Aim. Return only the lines from the top of the data down to the one that holds "const peakLabel = 'ZnO (002)';", both included, without any pictures.

Stored data.
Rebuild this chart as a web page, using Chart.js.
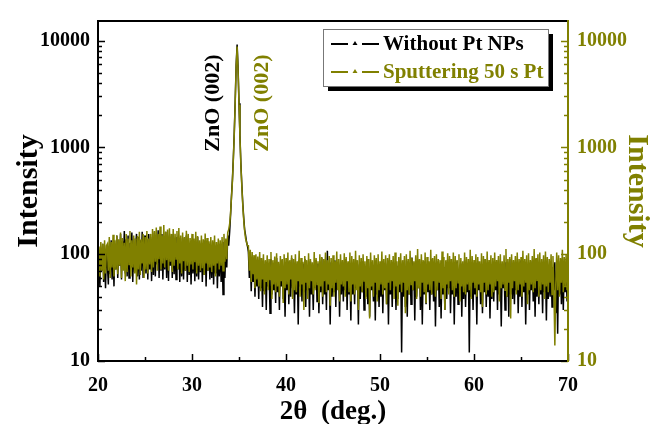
<!DOCTYPE html>
<html lang="en">
<head>
    <meta charset="UTF-8">
    <title>XRD ZnO</title>
    <script src="https://cdn.jsdelivr.net/npm/chart.js"></script>
    <style>
        body { margin: 0; background: #ffffff; }
        .chart-container { width: 650px; height: 424px; position: relative; }
    </style>
</head>
<body>
    <div class="chart-container">
        <canvas id="xrdChart"></canvas>
    </div>

    <script>
        // scan grid: 20 to 70 deg, 0.1 deg step
        const xStart = 20;
        const xStep = 0.1;
        const xTickLabels = [20, 30, 40, 50, 60, 70];
        const yTickLabels = [10, 100, 1000, 10000];
        const seriesNames = ['Without Pt NPs', 'Sputtering 50 s Pt'];
        const peakLabel = 'ZnO (002)';

        // one row per degree (10 points)
        const withoutPt = [
            62,100,50,115,70,125,55,105,48,110,
            80,52,120,65,135,58,108,50,125,72,
            150,60,125,78,155,58,132,85,165,66,
            138,62,150,60,128,75,160,55,140,68,
            118,155,62,145,58,135,70,162,60,125,
            150,66,138,58,155,72,130,56,145,64,
            160,62,140,80,168,60,145,70,155,58,
            130,72,162,60,142,56,150,78,135,60,
            155,65,125,58,145,72,138,55,130,62,
            142,58,122,70,150,55,132,64,125,52,
            135,66,120,56,130,62,145,58,115,68,
            128,55,122,64,135,50,118,70,125,58,
            120,60,130,52,112,66,122,48,116,62,
            125,55,110,42,130,60,118,75,150,120,
            160,230,350,500,800,1400,2800,6000,9200,5600,
            2600,1300,700,450,300,220,170,150,130,120,
            105,60,95,45,90,55,85,40,88,50,
            80,38,92,48,75,32,86,45,78,30,
            85,50,72,28,90,42,78,46,68,35,
            92,44,74,30,82,50,88,38,70,26,
            80,46,86,34,74,40,92,48,68,28,
            84,42,76,22,88,50,70,36,82,44,
            90,32,78,46,73,26,86,42,68,30,
            76,48,88,36,82,28,74,44,93,34,
            78,42,70,30,108,46,68,22,84,40,
            72,44,88,32,78,48,74,26,82,42,
            86,36,70,46,90,30,76,42,68,24,
            83,42,74,34,88,48,72,22,80,38,
            68,44,86,30,74,40,90,34,70,26,
            84,46,72,36,78,24,88,42,68,32,
            76,40,86,28,72,46,82,34,70,22,
            88,42,74,32,84,48,70,30,78,38,
            68,44,82,12,76,40,88,32,72,26,
            86,42,70,34,93,46,76,24,84,40,
            72,48,88,30,78,22,74,42,86,34,
            80,44,68,30,90,42,74,36,82,21,
            74,46,86,32,70,25,88,42,76,30,
            84,38,72,48,90,28,68,42,80,22,
            76,40,86,34,72,46,82,26,74,38,
            88,32,70,44,78,12,84,40,72,30,
            80,42,74,22,86,46,70,34,82,28,
            72,44,90,32,76,40,84,25,68,38,
            86,36,74,46,80,30,88,42,70,21,
            78,48,72,30,84,40,76,26,90,42,
            70,38,86,34,74,46,80,28,72,40,
            88,32,76,44,82,22,70,42,84,30,
            74,46,86,36,72,26,90,40,78,34,
            82,42,70,28,88,44,74,24,80,38,
            72,40,86,32,76,46,84,28,70,18,
            86,42,74,34,90,30,78,44,72,36,
            80
        ];

        const sputter50s = [
            90,118,62,130,70,125,58,135,66,120,
            125,70,145,60,130,75,152,62,135,72,
            150,65,138,78,160,60,142,70,128,56,
            155,68,140,80,165,62,135,75,150,66,
            140,52,148,72,162,64,138,82,155,60,
            145,72,165,66,140,80,155,68,172,75,
            165,85,178,70,155,90,182,72,150,82,
            188,75,162,88,170,70,175,85,155,68,
            172,78,155,90,165,72,176,82,150,66,
            160,86,145,70,166,78,155,68,142,80,
            155,72,140,84,162,66,148,78,135,70,
            150,74,138,64,156,82,142,70,132,75,
            145,68,135,78,150,62,130,82,140,72,
            135,78,145,70,155,85,140,90,160,170,
            190,240,340,480,780,1350,2700,5800,8800,5300,
            2500,1250,680,430,290,210,165,140,130,120,
            120,70,110,55,105,65,98,48,100,58,
            95,50,105,45,92,58,100,42,88,55,
            98,46,90,58,105,38,88,52,95,44,
            102,50,85,40,96,56,90,35,100,48,
            92,52,104,42,88,58,98,38,90,46,
            100,44,86,56,108,40,92,52,85,30,
            96,54,88,38,102,48,90,56,84,42,
            105,46,92,52,86,35,100,50,94,40,
            90,56,104,44,88,52,96,33,92,48,
            98,40,86,54,106,46,90,36,100,52,
            88,50,102,40,94,56,86,44,104,36,
            96,52,90,42,108,46,88,30,98,50,
            92,44,100,56,86,38,96,48,90,25,
            104,50,88,40,98,54,92,36,100,46,
            86,52,106,42,90,48,98,34,92,54,
            100,46,88,56,96,38,104,50,86,33,
            94,52,102,44,88,54,96,28,100,46,
            90,42,108,52,92,46,86,56,98,38,
            112,48,90,40,100,54,88,44,104,35,
            94,52,86,46,110,42,92,56,96,40,
            100,46,90,54,88,38,106,48,94,30,
            88,52,102,42,96,56,90,46,104,40,
            96,48,88,54,100,36,92,50,86,44,
            104,42,94,52,90,46,110,38,96,54,
            88,48,100,40,94,52,86,44,102,32,
            96,54,90,42,106,46,88,52,98,40,
            92,44,104,50,88,56,96,36,100,48,
            86,52,98,46,112,40,90,54,94,25,
            100,48,88,56,96,42,104,46,90,52,
            94,40,108,50,90,54,98,34,102,46,
            88,52,96,44,112,48,92,56,100,40,
            104,46,90,52,98,38,106,50,94,44,
            90,54,100,42,96,48,14,52,104,46,
            98,40,92,54,110,44,94,50,100,46,
            90
        ];

        const BLACK = '#000000';
        const OLIVE = '#808000';
        const FONT = '"Liberation Serif", "Times New Roman", serif';

        const toPoints = arr => arr.map((v, i) => ({ x: +(xStart + i * xStep).toFixed(1), y: v }));

        // frame, inward ticks, legend box and peak labels
        const decorations = {
            id: 'decorations',
            afterDatasetsDraw(chart) {
                const c = chart.ctx;
                const { left, right, top, bottom } = chart.chartArea;
                const xs = chart.scales.x, yl = chart.scales.y, yr = chart.scales.y2;
                c.save();

                // y ticks (log): major at decades, minor at 2..9
                const drawYTicks = (scale, x0, dir, color) => {
                    c.strokeStyle = color;
                    c.lineWidth = 1.5;
                    scale.ticks.forEach(t => {
                        const v = t.value;
                        const p = Math.pow(10, Math.floor(Math.log10(v) + 1e-9));
                        const m = v / p;
                        if (Math.abs(m - Math.round(m)) > 1e-6 || v > scale.max) return;
                        const len = yTickLabels.includes(v) ? 7 : 4;
                        const y = Math.round(scale.getPixelForValue(v)) + 0.5;
                        c.beginPath();
                        c.moveTo(x0, y);
                        c.lineTo(x0 + dir * len, y);
                        c.stroke();
                    });
                };
                drawYTicks(yl, left, 1, BLACK);
                drawYTicks(yr, right, -1, OLIVE);

                // x ticks
                c.strokeStyle = BLACK;
                xs.ticks.forEach(t => {
                    const len = xTickLabels.includes(t.value) ? 7 : 4;
                    const x = Math.round(xs.getPixelForValue(t.value)) + 0.5;
                    c.beginPath();
                    c.moveTo(x, bottom);
                    c.lineTo(x, bottom - len);
                    c.stroke();
                });

                // frame
                c.lineWidth = 2;
                c.strokeStyle = BLACK;
                c.beginPath();
                c.moveTo(right, top);
                c.lineTo(left, top);
                c.lineTo(left, bottom);
                c.lineTo(right, bottom);
                c.stroke();
                c.strokeStyle = OLIVE;
                c.beginPath();
                c.moveTo(right, top - 1);
                c.lineTo(right, bottom + 1);
                c.stroke();

                // peak labels
                c.font = 'bold 22px ' + FONT;
                c.textAlign = 'center';
                c.textBaseline = 'middle';
                const ly = yl.getPixelForValue(2600);
                [[32.25, BLACK], [37.45, OLIVE]].forEach(([xv, col]) => {
                    c.save();
                    c.translate(xs.getPixelForValue(xv), ly);
                    c.rotate(-Math.PI / 2);
                    c.fillStyle = col;
                    c.fillText(peakLabel, 0, 0);
                    c.restore();
                });

                // legend
                const bx = 323, by = 29, bw = 225, bh = 57;
                c.fillStyle = BLACK;
                c.fillRect(bx + 5, by + 5, bw, bh);
                c.fillStyle = '#ffffff';
                c.fillRect(bx, by, bw, bh);
                c.strokeStyle = '#777777';
                c.lineWidth = 1;
                c.strokeRect(bx + 0.5, by + 0.5, bw, bh);
                c.font = 'bold 21px ' + FONT;
                c.textAlign = 'left';
                [[BLACK, 44], [OLIVE, 72]].forEach(([col, yy], i) => {
                    c.strokeStyle = col;
                    c.fillStyle = col;
                    c.lineWidth = 2;
                    c.beginPath();
                    c.moveTo(331, yy); c.lineTo(348, yy);
                    c.moveTo(362, yy); c.lineTo(379, yy);
                    c.stroke();
                    c.beginPath();
                    c.moveTo(355, yy - 3); c.lineTo(352.5, yy + 1); c.lineTo(357.5, yy + 1);
                    c.closePath();
                    c.fill();
                    c.fillText(seriesNames[i], 383, yy + 1);
                });
                c.restore();
            }
        };

        const ctx = document.getElementById('xrdChart').getContext('2d');
        const xrdChart = new Chart(ctx, {
            type: 'line',
            data: {
                datasets: [{
                    label: seriesNames[0],
                    data: toPoints(withoutPt),
                    borderColor: BLACK,
                    borderWidth: 1.5,
                    pointRadius: 0,
                    order: 2,
                    yAxisID: 'y'
                }, {
                    label: seriesNames[1],
                    data: toPoints(sputter50s),
                    borderColor: OLIVE,
                    borderWidth: 1.5,
                    pointRadius: 0,
                    order: 1,
                    yAxisID: 'y'
                }]
            },
            options: {
                responsive: true,
                maintainAspectRatio: false,
                animation: false,
                layout: { padding: { top: 15, left: 0, right: 0, bottom: 0 } },
                plugins: {
                    legend: { display: false },
                    tooltip: { enabled: false }
                },
                scales: {
                    x: {
                        type: 'linear',
                        min: 20,
                        max: 70,
                        grid: { display: false, drawTicks: false },
                        border: { display: false },
                        afterFit: s => { s.height = 63; },
                        ticks: {
                            stepSize: 5,
                            padding: 13,
                            color: BLACK,
                            font: { family: FONT, size: 20, weight: 'bold' },
                            callback: v => xTickLabels.includes(v) ? String(v) : ''
                        },
                        title: {
                            display: true,
                            text: '2\u03B8  (deg.)',
                            color: BLACK,
                            padding: { top: 0, bottom: 0 },
                            font: { family: FONT, size: 27, weight: 'bold', lineHeight: 0.85 }
                        }
                    },
                    y: {
                        type: 'logarithmic',
                        position: 'left',
                        min: 10,
                        max: 15280,
                        grid: { display: false, drawTicks: false },
                        border: { display: false },
                        afterFit: s => { s.width = 98; },
                        ticks: {
                            autoSkip: false,
                            padding: 8,
                            color: BLACK,
                            font: { family: FONT, size: 20, weight: 'bold' },
                            callback: v => yTickLabels.includes(v) ? String(v) : ''
                        },
                        title: {
                            display: true,
                            text: 'Intensity',
                            color: BLACK,
                            padding: { top: 11, bottom: 0 },
                            font: { family: FONT, size: 30, weight: 'bold', lineHeight: 1.2 }
                        }
                    },
                    y2: {
                        type: 'logarithmic',
                        position: 'right',
                        min: 10,
                        max: 15280,
                        grid: { display: false, drawTicks: false },
                        border: { display: false },
                        afterFit: s => { s.width = 82; },
                        ticks: {
                            autoSkip: false,
                            padding: 9,
                            color: OLIVE,
                            font: { family: FONT, size: 20, weight: 'bold' },
                            callback: v => yTickLabels.includes(v) ? String(v) : ''
                        },
                        title: {
                            display: true,
                            text: 'Intensity',
                            color: OLIVE,
                            padding: { top: 4, bottom: 0 },
                            font: { family: FONT, size: 30, weight: 'bold', lineHeight: 0.6 }
                        }
                    }
                }
            },
            plugins: [decorations]
        });
    </script>
</body>
</html>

Answer in full.
Rebuild this chart as a web page, using Chart.js.
<!DOCTYPE html>
<html lang="en">
<head>
    <meta charset="UTF-8">
    <title>XRD ZnO</title>
    <script src="https://cdn.jsdelivr.net/npm/chart.js"></script>
    <style>
        body { margin: 0; background: #ffffff; }
        .chart-container { width: 650px; height: 424px; position: relative; }
    </style>
</head>
<body>
    <div class="chart-container">
        <canvas id="xrdChart"></canvas>
    </div>

    <script>
        // scan grid: 20 to 70 deg, 0.1 deg step
        const xStart = 20;
        const xStep = 0.1;
        const xTickLabels = [20, 30, 40, 50, 60, 70];
        const yTickLabels = [10, 100, 1000, 10000];
        const seriesNames = ['Without Pt NPs', 'Sputtering 50 s Pt'];
        const peakLabel = 'ZnO (002)';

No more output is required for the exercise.